My Ritchie, who was serving seventeen years for armed robbery, had given me a beautiful solitaire diamond ring. Only trouble was once I realized that he had become a criminal I was convinced this ring was part of the proceeds of some jewel theft, and I was frightened to wear it. I was talking about it to Charlie one day, and because he was in the business of buying and selling gold and what have you, he suggested he would sell it and get something else. It seemed the best thing to do, but I did make a point of telling him to make sure he traded it for something equal in value because I knew mine was worth a lot of money.

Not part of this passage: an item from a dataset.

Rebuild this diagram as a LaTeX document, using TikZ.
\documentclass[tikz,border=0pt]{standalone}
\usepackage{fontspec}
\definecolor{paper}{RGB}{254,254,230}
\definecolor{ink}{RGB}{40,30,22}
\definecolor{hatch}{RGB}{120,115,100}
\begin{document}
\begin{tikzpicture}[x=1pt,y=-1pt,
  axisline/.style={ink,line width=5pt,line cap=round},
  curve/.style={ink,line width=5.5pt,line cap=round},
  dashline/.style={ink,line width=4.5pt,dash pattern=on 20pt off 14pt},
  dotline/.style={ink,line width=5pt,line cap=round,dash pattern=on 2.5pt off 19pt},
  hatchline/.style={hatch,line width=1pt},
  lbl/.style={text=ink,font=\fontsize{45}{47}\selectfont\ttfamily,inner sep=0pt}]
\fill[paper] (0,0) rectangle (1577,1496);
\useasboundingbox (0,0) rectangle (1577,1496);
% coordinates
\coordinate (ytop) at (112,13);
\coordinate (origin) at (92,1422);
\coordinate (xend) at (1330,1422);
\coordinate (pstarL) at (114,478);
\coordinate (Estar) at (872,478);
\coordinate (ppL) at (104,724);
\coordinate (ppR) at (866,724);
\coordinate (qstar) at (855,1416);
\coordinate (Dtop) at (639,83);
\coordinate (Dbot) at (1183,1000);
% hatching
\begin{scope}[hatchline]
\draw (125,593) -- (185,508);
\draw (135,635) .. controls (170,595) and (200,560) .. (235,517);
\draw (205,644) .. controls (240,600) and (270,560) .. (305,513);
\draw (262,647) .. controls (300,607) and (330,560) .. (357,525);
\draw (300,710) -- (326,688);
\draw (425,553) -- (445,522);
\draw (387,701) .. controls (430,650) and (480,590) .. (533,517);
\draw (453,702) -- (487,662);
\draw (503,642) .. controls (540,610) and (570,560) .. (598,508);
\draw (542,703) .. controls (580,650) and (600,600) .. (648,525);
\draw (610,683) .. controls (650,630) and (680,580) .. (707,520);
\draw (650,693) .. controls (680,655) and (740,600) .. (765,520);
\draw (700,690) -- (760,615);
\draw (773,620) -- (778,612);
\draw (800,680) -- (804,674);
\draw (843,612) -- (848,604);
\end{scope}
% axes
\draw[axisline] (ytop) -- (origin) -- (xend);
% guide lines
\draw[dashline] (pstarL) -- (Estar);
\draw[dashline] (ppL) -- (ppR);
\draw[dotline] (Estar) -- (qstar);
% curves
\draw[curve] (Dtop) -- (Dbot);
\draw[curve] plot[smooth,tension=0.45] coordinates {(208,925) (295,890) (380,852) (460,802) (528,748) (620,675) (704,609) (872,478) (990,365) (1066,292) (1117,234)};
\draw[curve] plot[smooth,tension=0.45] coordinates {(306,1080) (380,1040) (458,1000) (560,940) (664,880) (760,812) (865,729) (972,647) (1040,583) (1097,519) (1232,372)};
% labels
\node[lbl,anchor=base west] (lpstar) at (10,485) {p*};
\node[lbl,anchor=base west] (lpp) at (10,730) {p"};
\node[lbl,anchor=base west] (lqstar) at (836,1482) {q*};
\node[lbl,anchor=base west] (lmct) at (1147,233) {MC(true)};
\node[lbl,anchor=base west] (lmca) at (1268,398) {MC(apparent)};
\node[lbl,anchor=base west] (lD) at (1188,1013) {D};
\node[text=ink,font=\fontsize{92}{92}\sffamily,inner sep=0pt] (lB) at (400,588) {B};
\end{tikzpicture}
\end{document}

Weeks and weeks went by and every time I saw him I asked had he come up with anything yet, until getting fed up with me he produced this “jargoon” [fake ring] as Reg would’ve called it that must have come out of a Christmas cracker. I was horrified that my own cousin would trick me in that way, but I’ve always been too soft for my own good so I accepted it without a word.
When Ritchie heard what had happened he went mad and told me to dig out a box of his papers where I’d find the original receipt. I did and found that it never had been stolen and it had cost well over four figures from a well-known jeweller.

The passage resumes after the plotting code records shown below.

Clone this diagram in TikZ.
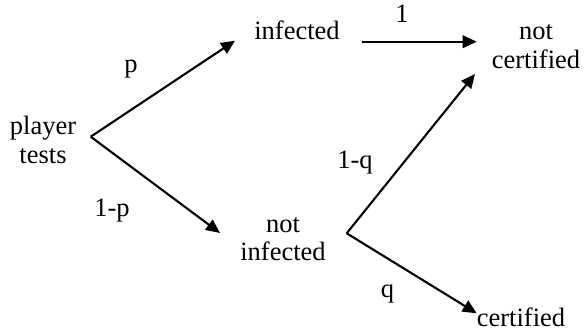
\documentclass[tikz,border=0pt]{standalone}
\usepackage{fontspec}
\setmainfont{Liberation Serif}
\usetikzlibrary{arrows.meta}
\begin{document}
\begin{tikzpicture}[x=1pt,y=-1pt,
  lbl/.style={inner sep=0pt,align=center,font=\fontsize{26.5}{28.5}\selectfont},
  conn/.style={line width=2.1pt,-{Triangle[length=14pt,width=12.5pt]}}]
\useasboundingbox (0,0) rectangle (584,333);
% state nodes
\node[lbl] (pt) at (43,140) {player\\tests};
\node[lbl] (inf) at (297,30.5) {infected};
\node[lbl] (ninf) at (283,239) {not\\infected};
\node[lbl] (ncert) at (536,46.5) {not\\certified};
\node[lbl] (cert) at (521,317) {certified};
% probability labels
\node[lbl,anchor=base] (lp) at (131,72) {p};
\node[lbl,anchor=base] (l1p) at (112,216) {1-p};
\node[lbl,anchor=base] (l1) at (402,22.7) {1};
\node[lbl,anchor=base] (l1q) at (355,168.3) {1-q};
\node[lbl,anchor=base] (lq) at (387.5,297) {q};
% branch points and arrow ends
\coordinate (v1) at (90.7,136.7);
\coordinate (v2) at (346.7,233.3);
\coordinate (tinf) at (235,40.7);
\coordinate (tninf) at (220,233);
\coordinate (sinf) at (361.7,41.7);
\coordinate (tnc1) at (476.7,41.7);
\coordinate (tnc2) at (475,74);
\coordinate (tcert) at (476.7,313.3);
% connectors
\draw[conn] (v1) -- (tinf);
\draw[conn] (v1) -- (tninf);
\draw[conn] (sinf) -- (tnc1);
\draw[conn] (v2) -- (tnc2);
\draw[conn] (v2) -- (tcert);
\end{tikzpicture}
\end{document}
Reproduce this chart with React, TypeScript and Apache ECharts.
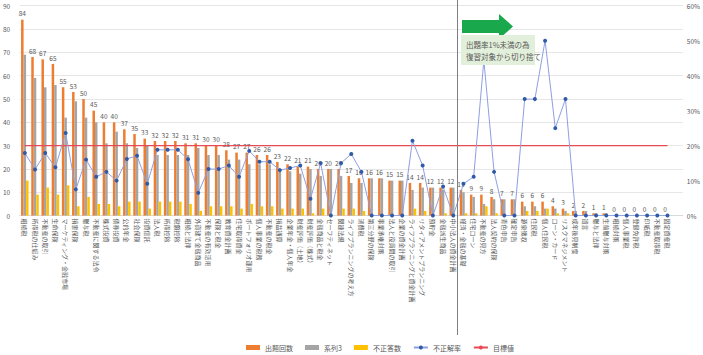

At one time my mum, Auntie Violet and my daughter Kimmy all worked part-time in the Blue Coat Boy in Bishopsgate. I think when the twins were outside they had some sort of interest in this pub, but whether that was a legal interest or not I’ve no idea. The landlor
d was a skinflint and every week without fail they had to chase him for their own wages. Yet when Charlie went to him for a loan of £2,000 he gave it to him on the strength of this family connection. Full of the flannel that had become his way by then, Charlie told him that within a few weeks he’d pack the place out with his friends – both faces and celebrities. It never happened and the money disappeared along with my cousin.
Auntie Violet was so embarrassed she wanted to pack the job in but the landlord wouldn’t hear of it, saying the deal was between himself and her son and nothing to do with her.
Because he’d borrowed money from my dad in the past and never bothered to pay it back, Charlie was crafty and got his mother to ring my dad asking if he would lend him a hundred pounds. She said that he desperately needed the money because he was in trouble but had promised that without fail he would pay it back within two weeks. “In trouble” was all anyone had to say to my father and his hand would be in his pocket, so it was understandable that he was very hurt when Charlie never repaid him – yet always seemed to have plenty of cash, nice suits and gold dripping off his arms.
Only recently one of the old firm told me that when he was released after serving his sentence, a benefit was held for him in a local pub and it raised almost £3,000 – a nice sum to get him back on his feet again. Whether Charlie had set up this benefit night I don’t know, but he collected the money from the landlord saying he’d take it personally to this man, and none of it was seen again.
It might seem as though I’m being disloyal but I can only say how things were and how nothing him or the twins did changed how I felt about them all. Whether it was violence, murder or simply confidence tricks, I never stopped loving any of them – but too often I found myself not liking them at different times.
Even young Gary picked up his father’s ways. As a child he used to wind Grandad up over money. As compensation for not living with his parents, Charlie and Dolly slipped him money every time they saw him, so he always had a pocket full of cash. If he wasn’t rattling it about like Ronnie used to, he was carefully counting it every five minutes. But he wouldn’t part with a penny of it. Grandad used to say, “That Gary is a greedy little bastard”.